E era então, em 1936, que a Victor Gollancz publicava na Grã-Bretanha o romance de George Orwell Keep the Aspidistra Flying. Na segunda metade dos anos trinta, como se sabe, boas coisas se cozinhavam para juntar às que já estavam cozinhadas… something deep below
“Something deep below made the stone street shiver. The tube-train, sliding through middle earth. He had a vision of London, of the western world; he saw a thousand million slaves toiling and groveling about the throne of money. The earth is ploughed, ships sail, miners sweat in dripping tunnels underground, clerks hurry for the eight-fifteen with the fear of the boss eating at their vitals. And even in bed with their wives they trembled and obey. Obey whom? The money-priesthood, the pink-faced masters of the world. The Upper-Crust. A welter of sleek young rabbits I thousand guinea motor cars, of golfing stockbrokers and cosmopolitan financiers, and Chancery lawyers and fashionable Nancy boys, of bankers, newspaper peers, novelists of all four sexes, American pugilists, lady aviators, film stars, bishops, titled poets, and Chigago gorillas.

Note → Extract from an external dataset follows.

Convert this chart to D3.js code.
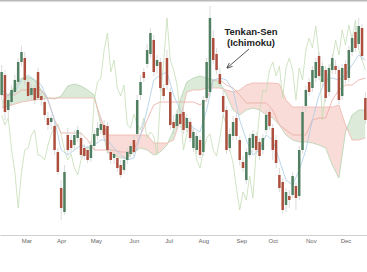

Mais tarde em The Art of Donald McGill, e naquele ano do qual já ninguém se lembra (1441), relembraria aquilo que o senhor de bigode estranho do canal já se tinha lembrado antes, também porque já era tarde de mais para relembrar outra coisa:
“The high sentiments always win in the end, the leaders who offer blood, toil, tears and sweat always get more out off their followers than those who offer safety and a good time. When it comes to the pinch, human beings are heroic.”